Раскаяние и добровольная смерть — как объяснить этот поворот событий? Как результат угрызений совести? Если принять за основу версию о корыстолюбии и алчности как главном движущем мотиве преступления Иуды, то на этот вопрос убедительного ответа мы не получим. Здесь напрашивается другой ответ: выполнив свою тяжелейшую миссию («увидев, что Он осуждён»), Иуда не в силах был более выдерживать огромное психологическое бремя, возложенное им самим же на собственные плечи (предательство друга и Учителя) и, сломленный духовно и душевно, выпотрошенный до предела, униженный, раздавленный, со смятённой душой, решает покончить жизнь самоубийством. Однако прежде чем решиться на этот роковой шаг, он обязан вернуть долг тем, кого он ненавидел и кого считал виновниками всех бедствий своего Учителя, — первосвященникам и фарисеям.
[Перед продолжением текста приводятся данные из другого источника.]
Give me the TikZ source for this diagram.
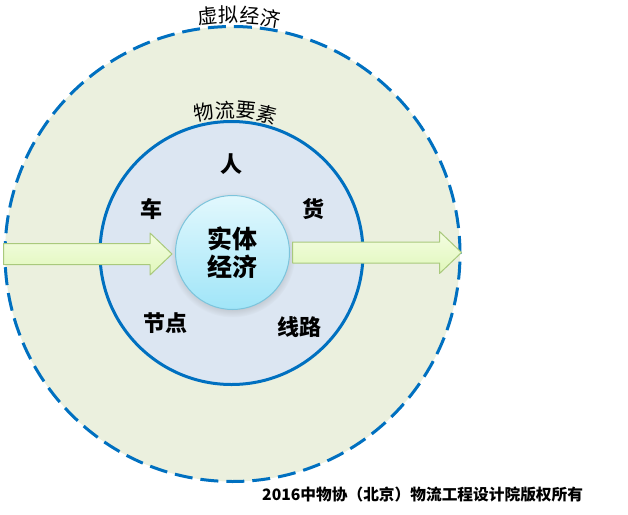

Долг, равный тридцати серебренникам. Но не только в долге было дело: Иуда не мог допустить, чтобы эти грязные деньги, «цена крови», попали в какие-либо другие руки — и потому возвращает их тем, кто заплатил ему за предательство Иисуса. Но не просто возвращает, а бросает их на землю, тем самым выражая презрение к своим врагам и врагам Учителя. Вернув таким образом долг, он обретает свободу — и кончает счёты с жизнью.
Самоубийству Иуды предшествует не только возвращение денег, но и его раскаяние. В чём раскаивается Иуда? Ведь он действует из самых чистых побуждений, из любви к Иисусу, движимый искренней верой в него — зачем ему раскаиваться? Сам же Иуда и отвечает на этот вопрос: «согрешил я, предав Кровь невинную».